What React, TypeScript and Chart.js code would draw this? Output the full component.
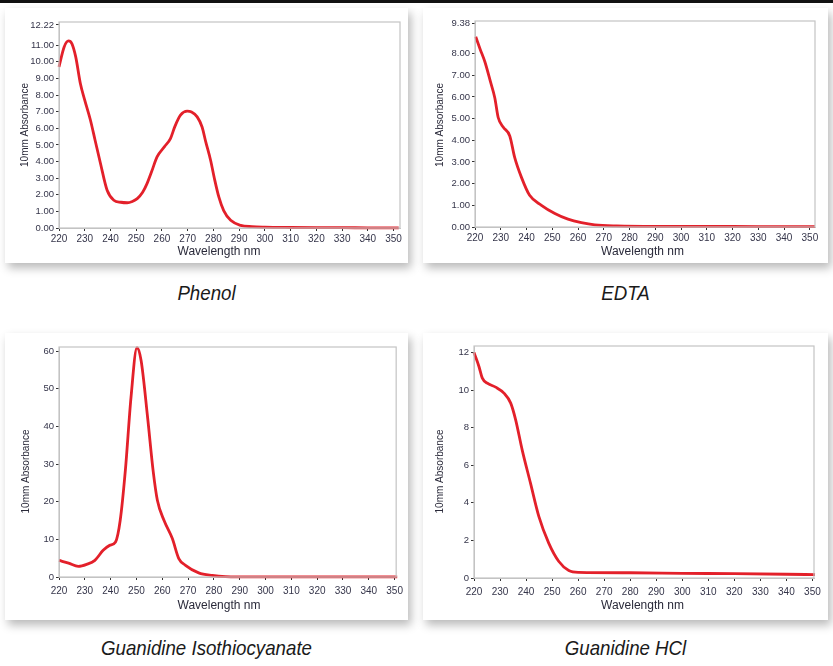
import React, { useEffect, useRef } from "react";
import { Chart, registerables } from "chart.js";

Chart.register(...registerables);

// ---------- Data ----------
const phenolNm = [220, 222, 223.7, 225, 226.5, 228.3, 230, 232.2, 234, 236.1, 238.7, 241.3, 244, 246.5, 248.5, 250.4, 252.5, 254.2, 256, 258.1, 261, 263.3, 265, 267.2, 269.8, 271.5, 273.7, 275.6, 277, 278.9, 280.5, 282.1, 284, 286.7, 290.6, 295, 300, 310, 320, 330, 340, 352];
const phenolAbs = [9.7, 10.9, 11.26, 11.1, 10.3, 8.7, 7.7, 6.5, 5.3, 3.9, 2.27, 1.67, 1.55, 1.52, 1.6, 1.77, 2.15, 2.67, 3.4, 4.28, 4.9, 5.38, 6.1, 6.79, 7.03, 6.98, 6.69, 6.08, 5.2, 4.08, 2.9, 1.87, 1.05, 0.46, 0.16, 0.08, 0.05, 0.03, 0.02, 0.02, 0.01, 0.01];

const edtaNm = [220.3, 222, 223.8, 226, 227.7, 229, 231, 233.5, 235.4, 238, 241.2, 245.8, 251, 256.1, 261.3, 266.5, 275, 290, 310, 330, 352];
const edtaAbs = [8.77, 8.2, 7.63, 6.7, 5.95, 5.05, 4.6, 4.2, 3.21, 2.3, 1.46, 1.0, 0.62, 0.36, 0.2, 0.1, 0.05, 0.03, 0.03, 0.02, 0.02];

const gitcNm = [220, 223.7, 227.5, 230.7, 233.9, 237.1, 239.6, 241.9, 243.7, 245.7, 247.9, 250.2, 251.8, 254.3, 256.5, 258.1, 260.7, 263.9, 266.4, 269, 274.1, 279.4, 284.5, 290, 351];
const gitcAbs = [4.4, 3.7, 2.84, 3.37, 4.43, 7.08, 8.4, 9.3, 15, 28.3, 47.8, 60.9, 57.5, 42.5, 28, 20.4, 15, 10.2, 4.9, 3.1, 1.1, 0.4, 0.1, 0.05, 0.02];

const guhclNm = [220, 221.9, 223.2, 225.1, 228.3, 231.5, 234.1, 236, 238.5, 241.7, 244.9, 248.7, 252.6, 256.4, 260.2, 280, 300, 320, 340, 351];
const guhclAbs = [12.0, 11.26, 10.64, 10.37, 10.16, 9.84, 9.31, 8.42, 6.82, 5.05, 3.28, 1.86, 0.88, 0.4, 0.3, 0.28, 0.25, 0.23, 0.2, 0.18];

const xTickValues = [220, 230, 240, 250, 260, 270, 280, 290, 300, 310, 320, 330, 340, 350];
const phenolYTicks = [0, 1, 2, 3, 4, 5, 6, 7, 8, 9, 10, 11, 12.22];
const edtaYTicks = [0, 1, 2, 3, 4, 5, 6, 7, 8, 9.38];
const gitcYTicks = [0, 10, 20, 30, 40, 50, 60];
const guhclYTicks = [0, 2, 4, 6, 8, 10, 12];

const captions = ["Phenol", "EDTA", "Guanidine Isothiocyanate", "Guanidine HCl"];

const xAxisTitle = "Wavelength nm";
const yAxisTitle = "10mm Absorbance";

// ---------- Layout ----------
type PanelCfg = {
  box: { left: number; top: number; width: number; height: number };
  plot: { left: number; top: number; right: number; bottom: number };
  nm: number[];
  abs: number[];
  yTicks: number[];
  yMax: number;
  xMax: number;
  decimals: number;
  caption: string;
  captionY: number;
  tickPad: number;
  xTitleX: number; // absolute centre x of x-axis title
  xTitleY: number; // absolute centre y of x-axis title
  yTitleX: number;
  yTitleY: number;
};

const panels: PanelCfg[] = [
  {
    box: { left: 5, top: 8, width: 403, height: 255 },
    plot: { left: 59, top: 22, right: 400, bottom: 228 },
    nm: phenolNm, abs: phenolAbs, yTicks: phenolYTicks, yMax: 12.4, xMax: 352.5, decimals: 2,
    caption: captions[0], captionY: 293, tickPad: 2,
    xTitleX: 219, xTitleY: 251.5, yTitleX: 25, yTitleY: 125,
  },
  {
    box: { left: 423, top: 8, width: 405, height: 255 },
    plot: { left: 475, top: 21, right: 815, bottom: 227 },
    nm: edtaNm, abs: edtaAbs, yTicks: edtaYTicks, yMax: 9.5, xMax: 352, decimals: 2,
    caption: captions[1], captionY: 293, tickPad: 2,
    xTitleX: 642.5, xTitleY: 251.5, yTitleX: 440, yTitleY: 125,
  },
  {
    box: { left: 5, top: 333, width: 403, height: 287 },
    plot: { left: 59, top: 347, right: 400, bottom: 577 },
    nm: gitcNm, abs: gitcAbs, yTicks: gitcYTicks, yMax: 61.1, xMax: 350.6, decimals: 0,
    caption: captions[2], captionY: 648, tickPad: 5,
    xTitleX: 219, xTitleY: 606, yTitleX: 26, yTitleY: 471.5,
  },
  {
    box: { left: 423, top: 333, width: 405, height: 287 },
    plot: { left: 474, top: 346, right: 814, bottom: 578 },
    nm: guhclNm, abs: guhclAbs, yTicks: guhclYTicks, yMax: 12.35, xMax: 350.6, decimals: 0,
    caption: captions[3], captionY: 648, tickPad: 5,
    xTitleX: 642.5, xTitleY: 606, yTitleX: 440, yTitleY: 471.5,
  },
];

const FONT = "'Liberation Sans', Arial, sans-serif";
const tickColor = "#35354a";
const titleColor = "#2a2a3a";

function Panel({ cfg }: { cfg: PanelCfg }) {
  const ref = useRef<HTMLCanvasElement | null>(null);
  useEffect(() => {
    if (!ref.current) return;
    const yW = cfg.plot.left - cfg.box.left;
    const xH = cfg.box.top + cfg.box.height - cfg.plot.bottom;

    const framePlugin = {
      id: "frameAndTitles",
      afterDraw(chart: any) {
        const { ctx, chartArea } = chart;
        ctx.save();
        ctx.strokeStyle = "#c4c4c4";
        ctx.lineWidth = 1.2;
        ctx.strokeRect(chartArea.left, chartArea.top, chartArea.right - chartArea.left, chartArea.bottom - chartArea.top);
        ctx.fillStyle = titleColor;
        ctx.textAlign = "center";
        ctx.textBaseline = "middle";
        ctx.font = `12px ${FONT}`;
        ctx.fillText(xAxisTitle, cfg.xTitleX - cfg.box.left, cfg.xTitleY - cfg.box.top);
        ctx.translate(cfg.yTitleX - cfg.box.left, cfg.yTitleY - cfg.box.top);
        ctx.rotate(-Math.PI / 2);
        ctx.font = `10px ${FONT}`;
        ctx.fillText(yAxisTitle, 0, 0);
        ctx.restore();
      },
    };

    const chart = new Chart(ref.current, {
      type: "line",
      data: {
        datasets: [
          {
            data: cfg.nm.map((x, i) => ({ x, y: cfg.abs[i] })),
            borderColor: "#e3202a",
            borderWidth: 2.8,
            pointRadius: 0,
            cubicInterpolationMode: "monotone",
            fill: false,
            clip: 3,
          } as any,
        ],
      },
      options: {
        animation: false,
        responsive: false,
        maintainAspectRatio: false,
        devicePixelRatio: 1,
        layout: {
          padding: {
            left: 0,
            top: cfg.plot.top - cfg.box.top,
            right: cfg.box.left + cfg.box.width - cfg.plot.right,
            bottom: 0,
          },
        },
        plugins: { legend: { display: false }, tooltip: { enabled: false }, title: { display: false } },
        scales: {
          x: {
            type: "linear",
            min: 220,
            max: cfg.xMax,
            afterBuildTicks: (s: any) => {
              s.ticks = xTickValues.map((v) => ({ value: v }));
            },
            afterFit: (s: any) => {
              s.height = xH;
            },
            grid: { display: true, drawOnChartArea: false, drawTicks: true, tickLength: 3, color: "#333", lineWidth: 1 },
            border: { display: true, color: "#c4c4c4", width: 1 },
            ticks: {
              color: tickColor,
              font: { family: FONT, size: 10 },
              padding: cfg.tickPad,
              maxRotation: 0,
              autoSkip: false,
              callback: (v: any) => String(v),
            },
            title: { display: false },
          },
          y: {
            type: "linear",
            min: 0,
            max: cfg.yMax,
            afterBuildTicks: (s: any) => {
              s.ticks = cfg.yTicks.map((v) => ({ value: v }));
            },
            afterFit: (s: any) => {
              s.width = yW;
            },
            grid: { display: true, drawOnChartArea: false, drawTicks: true, tickLength: 3, color: "#333", lineWidth: 1 },
            border: { display: true, color: "#c4c4c4", width: 1 },
            ticks: {
              color: tickColor,
              font: { family: FONT, size: 9.5 },
              padding: 2,
              autoSkip: false,
              callback: (v: any) => Number(v).toFixed(cfg.decimals),
            },
            title: { display: false },
          },
        },
      } as any,
      plugins: [framePlugin],
    });
    return () => chart.destroy();
  }, [cfg]);

  return (
    <>
      <div
        style={{
          position: "absolute",
          left: cfg.box.left,
          top: cfg.box.top,
          width: cfg.box.width,
          height: cfg.box.height,
          background: "#fff",
          boxShadow: "3px 5px 9px rgba(0,0,0,0.28)",
        }}
      >
        <canvas ref={ref} width={cfg.box.width} height={cfg.box.height} style={{ display: "block" }} />
      </div>
      <div
        style={{
          position: "absolute",
          left: cfg.box.left,
          width: cfg.box.width,
          top: cfg.captionY - 13,
          height: 26,
          lineHeight: "26px",
          textAlign: "center",
          fontFamily: FONT,
          fontStyle: "italic",
          fontSize: 21,
          color: "#1a1a1a",
          transform: "scaleX(0.89)",
          transformOrigin: "center center",
        }}
      >
        {cfg.caption}
      </div>
    </>
  );
}

export default function App() {
  return (
    <div
      style={{
        position: "fixed",
        left: 0,
        top: 0,
        width: 833,
        height: 666,
        background: "#fff",
        overflow: "hidden",
      }}
    >
      <div style={{ position: "absolute", left: 0, top: 0, width: 833, height: 3, background: "#111" }} />
      {panels.map((p, i) => (
        <Panel key={i} cfg={p} />
      ))}
    </div>
  );
}
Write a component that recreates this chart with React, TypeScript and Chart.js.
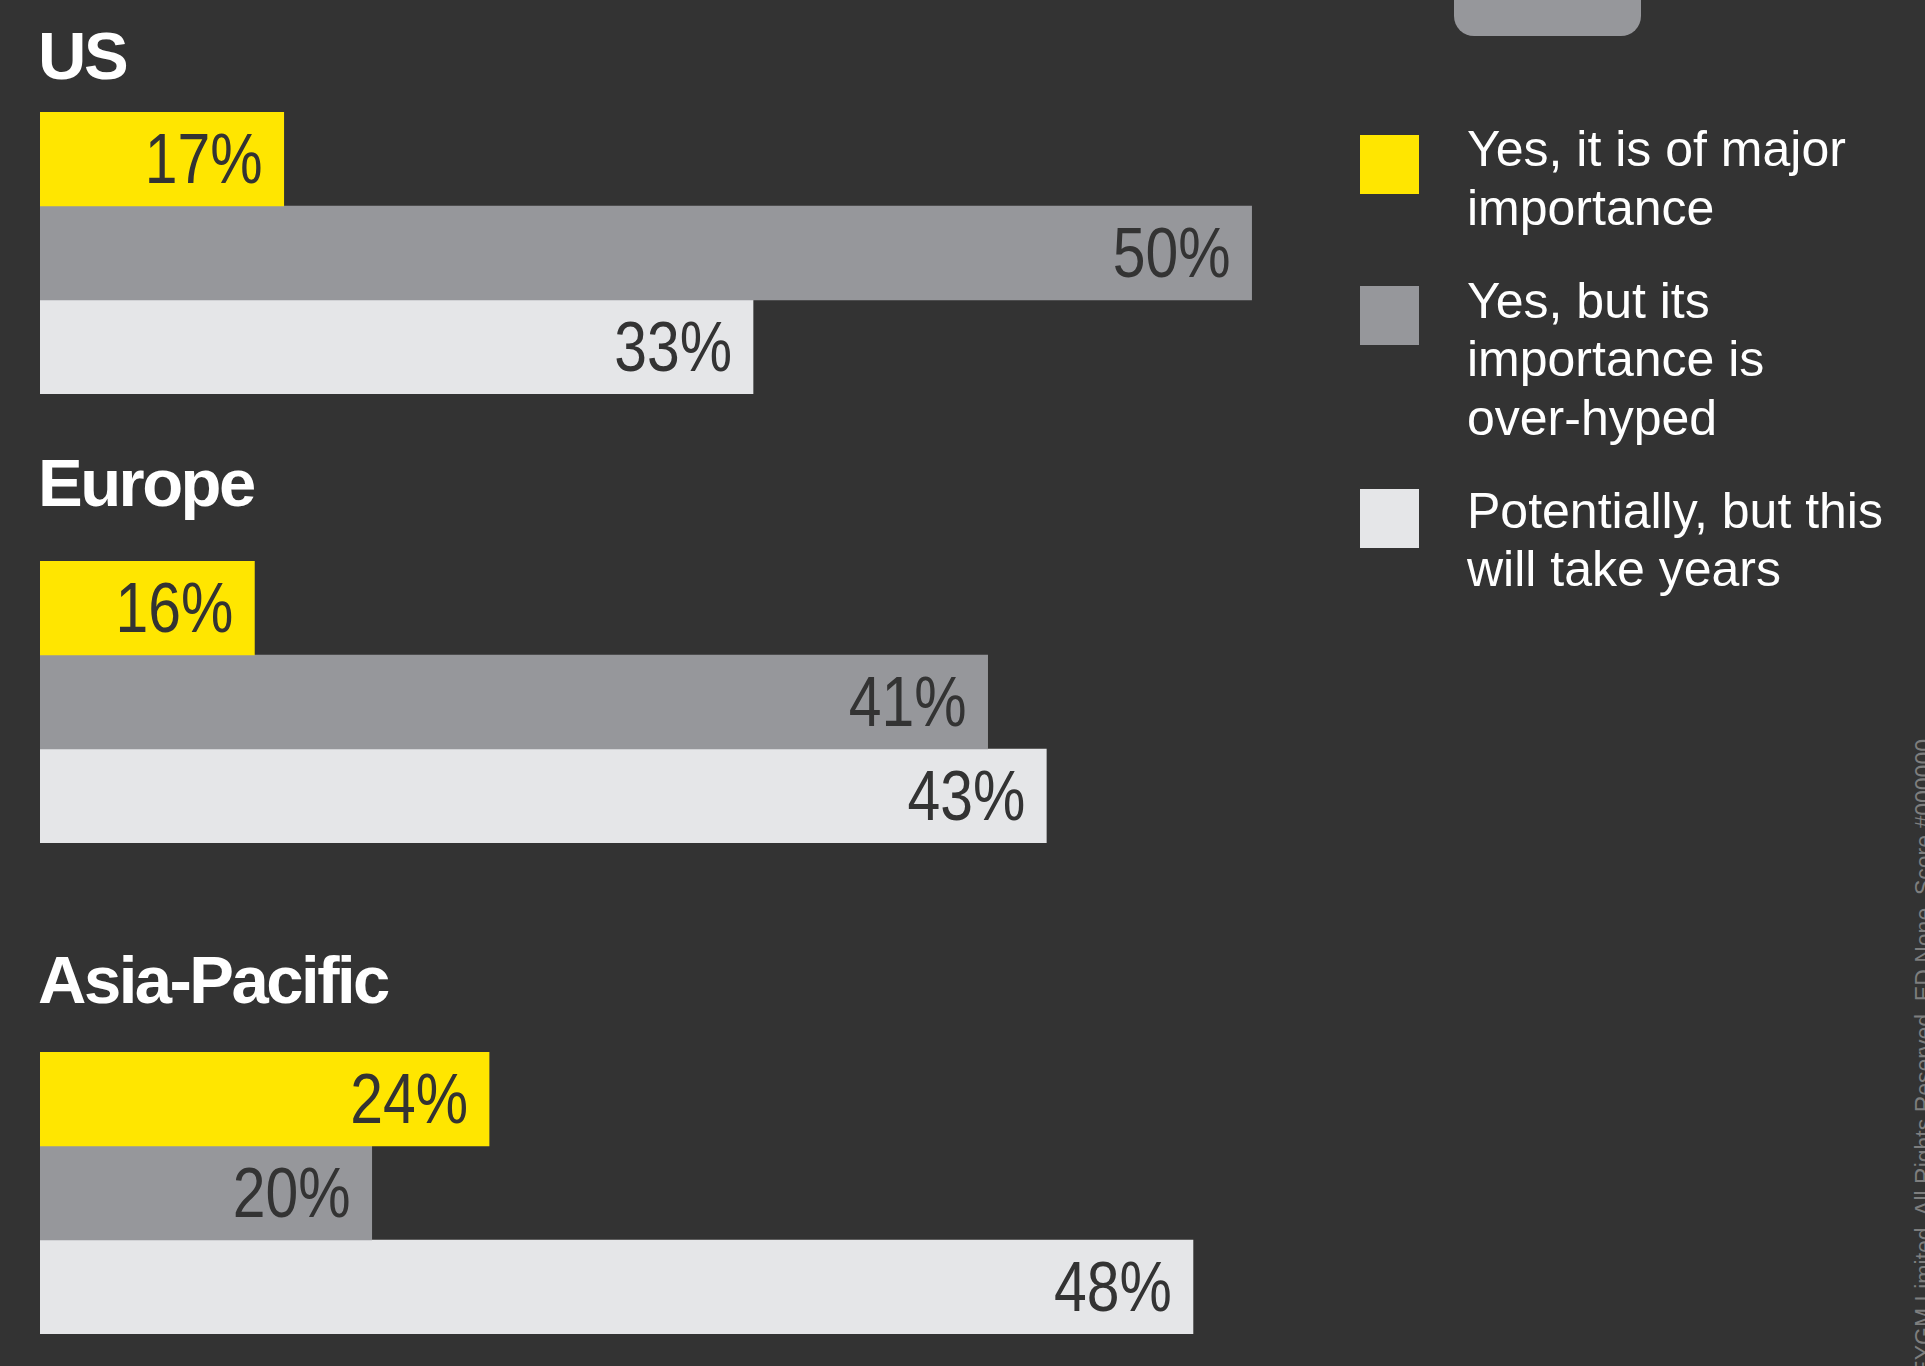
import React, { useEffect, useRef } from "react";
import { Chart, registerables } from "chart.js";

Chart.register(...registerables);

// ---- Data ----
const regions = ["US", "Europe", "Asia-Pacific"];
const seriesLabels = [
  "Yes, it is of major importance",
  "Yes, but its importance is over-hyped",
  "Potentially, but this will take years",
];
const legendLines = [
  ["Yes, it is of major", "importance"],
  ["Yes, but its", "importance is", "over-hyped"],
  ["Potentially, but this", "will take years"],
];
const majorImportance = [17, 16, 24];
const overHyped = [50, 41, 20];
const takesYears = [33, 43, 48];
const seriesColors = ["#ffe600", "#96979b", "#e5e6e8"];
const footnote = "EYGM Limited. All Rights Reserved. ED None. Score #000000";

// ---- Layout ----
const BG = "#333333";
const CHART_LEFT = 40;
const CHART_W = 1300;
const CHART_H = 282;
const AXIS_MIN = 8.69;
const AXIS_MAX = AXIS_MIN + CHART_W / 29.33;
const groupTops = [112, 561, 1052];
const titleBaselines = [79, 506, 1003];
const legendBaselines = [166.7, 318.3, 528.3];
const legendSquareTops = [135, 286, 489];

const seriesValues = [majorImportance, overHyped, takesYears];

const LABEL_SIZE = 71;

const labelPlugin = {
  id: "valueLabels",
  afterDatasetsDraw(chart: any) {
    const ctx = chart.ctx;
    ctx.save();
    ctx.font = `${LABEL_SIZE}px "Liberation Sans", Arial, sans-serif`;
    const w = ctx.measureText("00%").width;
    const sx = Math.min(1, (1.66 * LABEL_SIZE) / w);
    ctx.fillStyle = BG;
    ctx.textAlign = "right";
    ctx.textBaseline = "alphabetic";
    chart.data.datasets.forEach((ds: any, i: number) => {
      const meta = chart.getDatasetMeta(i);
      meta.data.forEach((bar: any, j: number) => {
        ctx.save();
        ctx.translate(bar.x - 21, bar.y + 24);
        ctx.scale(sx, 1);
        ctx.fillText(`${ds.data[j]}%`, 0, 0);
        ctx.restore();
      });
    });
    ctx.restore();
  },
};

function RegionChart({ idx }: { idx: number }) {
  const ref = useRef<HTMLCanvasElement>(null);
  useEffect(() => {
    const chart = new Chart(ref.current as HTMLCanvasElement, {
      type: "bar",
      data: {
        labels: [regions[idx]],
        datasets: seriesValues.map((vals, s) => ({
          label: seriesLabels[s],
          data: [vals[idx]],
          backgroundColor: seriesColors[s],
          borderWidth: 0,
          categoryPercentage: 1,
          barPercentage: 1,
        })),
      },
      options: {
        indexAxis: "y",
        responsive: false,
        animation: false,
        devicePixelRatio: 1,
        layout: { padding: 0 },
        scales: {
          x: { type: "linear", min: AXIS_MIN, max: AXIS_MAX, display: false },
          y: { display: false },
        },
        plugins: { legend: { display: false }, tooltip: { enabled: false } },
      } as any,
      plugins: [labelPlugin as any],
    });
    return () => chart.destroy();
  }, [idx]);
  return (
    <canvas
      ref={ref}
      width={CHART_W}
      height={CHART_H}
      style={{
        position: "absolute",
        left: CHART_LEFT,
        top: groupTops[idx],
        width: CHART_W,
        height: CHART_H,
      }}
    />
  );
}

export default function App() {
  useEffect(() => {
    document.body.style.margin = "0";
    document.body.style.background = BG;
  }, []);
  const titleSize = 67;
  const titleOffset = (titleSize - 1.117 * titleSize) / 2 + 0.905 * titleSize;
  const legSize = 50;
  const legLH = 58.5;
  const legOffset = (legLH - 1.117 * legSize) / 2 + 0.905 * legSize;
  return (
    <div
      style={{
        position: "absolute",
        left: 0,
        top: 0,
        width: 1925,
        height: 1366,
        overflow: "hidden",
        background: BG,
        fontFamily: '"Liberation Sans", Arial, sans-serif',
      }}
    >
      {/* top-right tab */}
      <div
        style={{
          position: "absolute",
          left: 1454,
          top: -30,
          width: 187,
          height: 66,
          borderRadius: 20,
          background: "#96979b",
        }}
      />
      {regions.map((r, i) => (
        <div
          key={r}
          style={{
            position: "absolute",
            left: 38,
            top: titleBaselines[i] - titleOffset,
            fontSize: titleSize,
            lineHeight: `${titleSize}px`,
            fontWeight: 700,
            letterSpacing: "-2.5px",
            color: "#ffffff",
            whiteSpace: "nowrap",
          }}
        >
          {r}
        </div>
      ))}
      {regions.map((r, i) => (
        <RegionChart key={r} idx={i} />
      ))}
      {legendLines.map((lines, i) => (
        <React.Fragment key={i}>
          <div
            style={{
              position: "absolute",
              left: 1360,
              top: legendSquareTops[i],
              width: 59,
              height: 59,
              background: seriesColors[i],
            }}
          />
          <div
            style={{
              position: "absolute",
              left: 1467,
              top: legendBaselines[i] - legOffset,
              fontSize: legSize,
              lineHeight: `${legLH}px`,
              color: "#ffffff",
              whiteSpace: "nowrap",
            }}
          >
            {lines.map((l, k) => (
              <div key={k}>{l}</div>
            ))}
          </div>
        </React.Fragment>
      ))}
      <div
        style={{
          position: "absolute",
          left: 1913,
          top: 739,
          fontSize: 23,
          lineHeight: "23px",
          color: "#7e7e7e",
          whiteSpace: "nowrap",
          transformOrigin: "0 0",
          transform: "rotate(-90deg) translateX(-100%)",
        }}
      >
        {footnote}
      </div>
    </div>
  );
}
************
Everything from the first line of the records through the line containing "0.23, 0.2, 0.18];" should be reproduced exactly, apart from the pictures.

> [FINAL RESULT]:
What React, TypeScript and Chart.js code would draw this? Output the full component.
import React, { useEffect, useRef } from "react";
import { Chart, registerables } from "chart.js";

Chart.register(...registerables);

// ---------- Data ----------
const phenolNm = [220, 222, 223.7, 225, 226.5, 228.3, 230, 232.2, 234, 236.1, 238.7, 241.3, 244, 246.5, 248.5, 250.4, 252.5, 254.2, 256, 258.1, 261, 263.3, 265, 267.2, 269.8, 271.5, 273.7, 275.6, 277, 278.9, 280.5, 282.1, 284, 286.7, 290.6, 295, 300, 310, 320, 330, 340, 352];
const phenolAbs = [9.7, 10.9, 11.26, 11.1, 10.3, 8.7, 7.7, 6.5, 5.3, 3.9, 2.27, 1.67, 1.55, 1.52, 1.6, 1.77, 2.15, 2.67, 3.4, 4.28, 4.9, 5.38, 6.1, 6.79, 7.03, 6.98, 6.69, 6.08, 5.2, 4.08, 2.9, 1.87, 1.05, 0.46, 0.16, 0.08, 0.05, 0.03, 0.02, 0.02, 0.01, 0.01];

const edtaNm = [220.3, 222, 223.8, 226, 227.7, 229, 231, 233.5, 235.4, 238, 241.2, 245.8, 251, 256.1, 261.3, 266.5, 275, 290, 310, 330, 352];
const edtaAbs = [8.77, 8.2, 7.63, 6.7, 5.95, 5.05, 4.6, 4.2, 3.21, 2.3, 1.46, 1.0, 0.62, 0.36, 0.2, 0.1, 0.05, 0.03, 0.03, 0.02, 0.02];

const gitcNm = [220, 223.7, 227.5, 230.7, 233.9, 237.1, 239.6, 241.9, 243.7, 245.7, 247.9, 250.2, 251.8, 254.3, 256.5, 258.1, 260.7, 263.9, 266.4, 269, 274.1, 279.4, 284.5, 290, 351];
const gitcAbs = [4.4, 3.7, 2.84, 3.37, 4.43, 7.08, 8.4, 9.3, 15, 28.3, 47.8, 60.9, 57.5, 42.5, 28, 20.4, 15, 10.2, 4.9, 3.1, 1.1, 0.4, 0.1, 0.05, 0.02];

const guhclNm = [220, 221.9, 223.2, 225.1, 228.3, 231.5, 234.1, 236, 238.5, 241.7, 244.9, 248.7, 252.6, 256.4, 260.2, 280, 300, 320, 340, 351];
const guhclAbs = [12.0, 11.26, 10.64, 10.37, 10.16, 9.84, 9.31, 8.42, 6.82, 5.05, 3.28, 1.86, 0.88, 0.4, 0.3, 0.28, 0.25, 0.23, 0.2, 0.18];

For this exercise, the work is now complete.